Armadale is no different to any other small town in Scotland.
Among its 9,000-strong population is a minority of young people intent on getting their hands on alcohol - which often leads to anti-social behaviour, or worse, causing misery for the law-abiding majority.
Yet this unassuming West Lothian town is likely to be at the heart of the Scottish Government's drive to tackle Scotland's long and unhealthy relationship with drink.
In March 2008 it was announced Armadale would become the first part of Scotland to ban alcohol off-sales to people under 21 on Friday and Saturday nights.
The scheme, set up by the local council, police and retailers, ran for six weeks.

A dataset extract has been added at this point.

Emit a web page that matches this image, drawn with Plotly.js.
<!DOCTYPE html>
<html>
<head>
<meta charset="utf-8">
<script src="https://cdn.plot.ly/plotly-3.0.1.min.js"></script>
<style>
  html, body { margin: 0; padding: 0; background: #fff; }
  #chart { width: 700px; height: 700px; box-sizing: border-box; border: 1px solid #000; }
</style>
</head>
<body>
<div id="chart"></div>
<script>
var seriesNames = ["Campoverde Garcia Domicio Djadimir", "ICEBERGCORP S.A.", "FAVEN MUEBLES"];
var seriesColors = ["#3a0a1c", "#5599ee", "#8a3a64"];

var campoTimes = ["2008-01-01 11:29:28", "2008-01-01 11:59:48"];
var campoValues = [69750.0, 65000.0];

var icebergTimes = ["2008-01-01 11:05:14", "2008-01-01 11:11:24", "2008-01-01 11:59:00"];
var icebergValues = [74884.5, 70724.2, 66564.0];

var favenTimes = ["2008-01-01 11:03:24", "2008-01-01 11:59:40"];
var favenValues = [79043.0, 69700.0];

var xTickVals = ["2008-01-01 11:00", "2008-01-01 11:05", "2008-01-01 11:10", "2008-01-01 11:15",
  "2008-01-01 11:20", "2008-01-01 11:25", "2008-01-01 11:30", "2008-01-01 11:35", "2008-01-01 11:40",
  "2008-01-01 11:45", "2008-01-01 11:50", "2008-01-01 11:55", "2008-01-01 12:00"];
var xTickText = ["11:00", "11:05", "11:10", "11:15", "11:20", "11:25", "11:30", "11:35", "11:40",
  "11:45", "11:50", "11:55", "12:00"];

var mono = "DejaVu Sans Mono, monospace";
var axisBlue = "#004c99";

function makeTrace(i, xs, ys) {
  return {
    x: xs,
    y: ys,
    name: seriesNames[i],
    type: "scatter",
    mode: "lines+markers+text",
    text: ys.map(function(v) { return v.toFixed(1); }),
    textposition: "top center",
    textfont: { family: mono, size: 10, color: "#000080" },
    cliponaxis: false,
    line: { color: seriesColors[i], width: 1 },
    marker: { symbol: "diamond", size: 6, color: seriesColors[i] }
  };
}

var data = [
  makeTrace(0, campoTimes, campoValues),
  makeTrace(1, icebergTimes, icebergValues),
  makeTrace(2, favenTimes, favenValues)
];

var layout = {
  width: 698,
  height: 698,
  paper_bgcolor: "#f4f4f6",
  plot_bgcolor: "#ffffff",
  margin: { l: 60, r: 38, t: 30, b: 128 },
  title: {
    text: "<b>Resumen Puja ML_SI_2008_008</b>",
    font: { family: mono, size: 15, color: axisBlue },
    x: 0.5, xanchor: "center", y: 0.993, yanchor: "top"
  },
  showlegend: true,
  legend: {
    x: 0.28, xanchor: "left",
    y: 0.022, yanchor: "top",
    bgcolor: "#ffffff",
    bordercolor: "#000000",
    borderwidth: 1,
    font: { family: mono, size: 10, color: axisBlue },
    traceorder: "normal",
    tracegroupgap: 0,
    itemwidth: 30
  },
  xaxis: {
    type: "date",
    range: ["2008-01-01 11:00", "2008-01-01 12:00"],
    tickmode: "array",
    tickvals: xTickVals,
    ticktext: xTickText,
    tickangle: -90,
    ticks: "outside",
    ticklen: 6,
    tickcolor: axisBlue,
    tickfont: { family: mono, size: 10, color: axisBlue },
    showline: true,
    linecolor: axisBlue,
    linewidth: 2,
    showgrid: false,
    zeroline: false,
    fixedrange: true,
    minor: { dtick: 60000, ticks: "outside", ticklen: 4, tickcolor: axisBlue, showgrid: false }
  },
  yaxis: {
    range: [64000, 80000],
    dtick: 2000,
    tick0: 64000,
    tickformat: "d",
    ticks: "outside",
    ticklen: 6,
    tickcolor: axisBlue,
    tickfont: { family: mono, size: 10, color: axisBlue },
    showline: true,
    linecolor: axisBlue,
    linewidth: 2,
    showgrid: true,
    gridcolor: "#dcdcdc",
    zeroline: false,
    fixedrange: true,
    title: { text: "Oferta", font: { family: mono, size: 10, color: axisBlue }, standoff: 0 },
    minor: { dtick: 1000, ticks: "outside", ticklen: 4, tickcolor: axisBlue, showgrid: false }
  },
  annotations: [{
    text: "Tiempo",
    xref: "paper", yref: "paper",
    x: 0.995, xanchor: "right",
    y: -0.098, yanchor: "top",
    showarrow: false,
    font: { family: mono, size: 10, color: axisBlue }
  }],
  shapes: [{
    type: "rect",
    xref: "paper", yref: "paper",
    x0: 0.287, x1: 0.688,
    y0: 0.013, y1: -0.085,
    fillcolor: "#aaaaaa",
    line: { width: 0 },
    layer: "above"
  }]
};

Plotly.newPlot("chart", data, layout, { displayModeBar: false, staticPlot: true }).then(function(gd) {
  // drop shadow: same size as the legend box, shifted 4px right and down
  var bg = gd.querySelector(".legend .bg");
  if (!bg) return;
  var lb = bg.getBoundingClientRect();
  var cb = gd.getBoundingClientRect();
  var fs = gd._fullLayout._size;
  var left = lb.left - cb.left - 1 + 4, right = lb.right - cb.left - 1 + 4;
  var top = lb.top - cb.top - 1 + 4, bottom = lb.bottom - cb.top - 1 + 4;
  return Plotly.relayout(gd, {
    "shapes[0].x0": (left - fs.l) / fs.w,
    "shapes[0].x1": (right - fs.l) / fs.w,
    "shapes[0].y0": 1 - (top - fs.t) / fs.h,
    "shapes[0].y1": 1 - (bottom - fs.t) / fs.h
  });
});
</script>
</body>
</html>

The authorities were cautiously optimistic.
West Lothian Council, warning the scheme would not stop all youths getting hold of drink, did not want to speculate on its future chances.

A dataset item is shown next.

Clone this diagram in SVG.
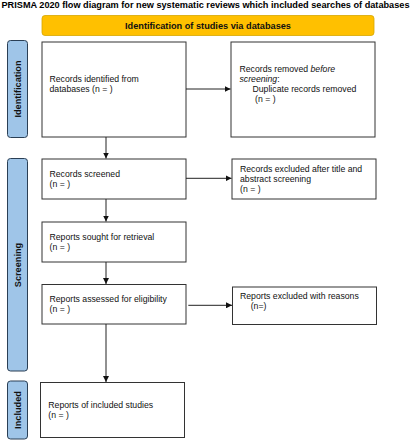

Armadale, the local authority stressed, was not chosen for the pilot scheme because its alcohol-related problems were particularly bad, more because of the practical issues such as its self-contained nature and, more importantly, getting all the off-sales in the town to sign up.
If there was any apprehension about the success of the scheme, which also took in the neighbouring villages of Blackridge and Westfield, it was not borne out by the results.

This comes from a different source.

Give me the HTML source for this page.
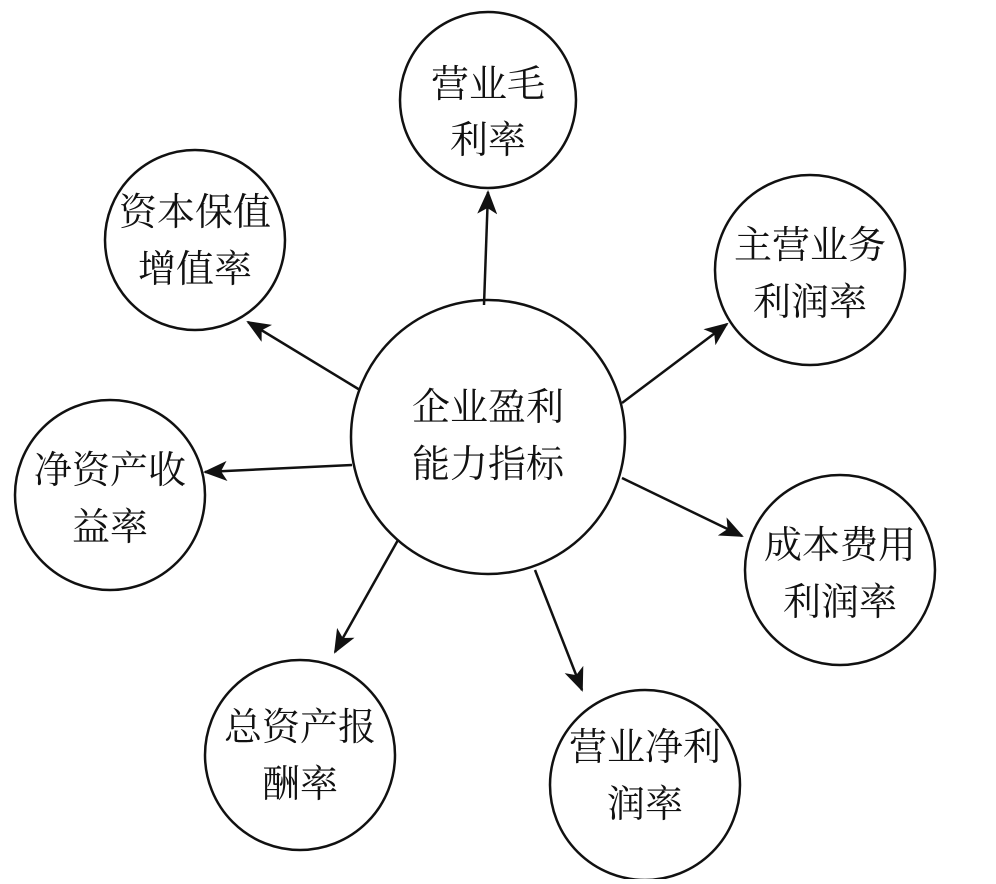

Recorded calls about vandalism and assault fell by half and there was a 55% cut in calls from residents to police about youths.
Anecdotal evidence from youth workers also dispelled one of the main concerns - that teenagers would go to other towns to buy their drink - but the view from the ground was they had stuck to their usual territory.
Ch Insp Jim Baird, of Lothian and Borders Police, said that although Armadale's crime figures were low at the outset, there was a drop in the number of youths making a pest of themselves on the streets, before the figures returned to their previous levels at the end.
He told BBC Scotland: "What the cops on the street were reporting was seeing 18 and 19-year-olds who they hadn't seen sober at the weekends being sober at the start of the under-21 ban and right the way through it."
The West Lothian pilot may have been seen as a success - but whether that same success could be repeated nationally is a different matter.
Off-sale shops in the area were all sold on the pilot - yet retailer umbrella group the Scottish Retail Consortium says Scottish ministers are sending confused messages if they continue to allow 18-year-olds to be served in bars, pubs and clubs.
Ch Insp Baird recognises this problem. "All licensees in the area must agree.
"If one doesn't agree then it won't work, because none of the other licensees will cut their throat by stopping selling to a group while other licensees are doing so."
And if such a scheme was introduced in towns like Armadale on a permanent basis - how long would it be before residents, if at all, came round to the viewpoint that you could get married in the local village hall, but not be legally allowed to buy champagne for the wedding.
Local store manager John Anderson said that although he did not notice a major difference, he backed the under-21 approach - with one reservation.
"If we refuse a sale, what's to stop them going to a pub or a club," he said.
The critics' viewpoint of the policy is that Scottish ministers need to play the long game by changing attitudes to alcohol through education.
That is one of the priorities of the Holyrood administration - but when official figures state that drink costs Scottish society an estimated £2.25bn every year and claims six lives a day, perhaps residents in all the towns like Armadale, and everywhere else in Scotland, will embrace radical action.
So, can any strategy nip underage drinking in the bud?
"I don't think you'll ever stop it," said Mr Anderson. "It will be hidden but it will never be stopped."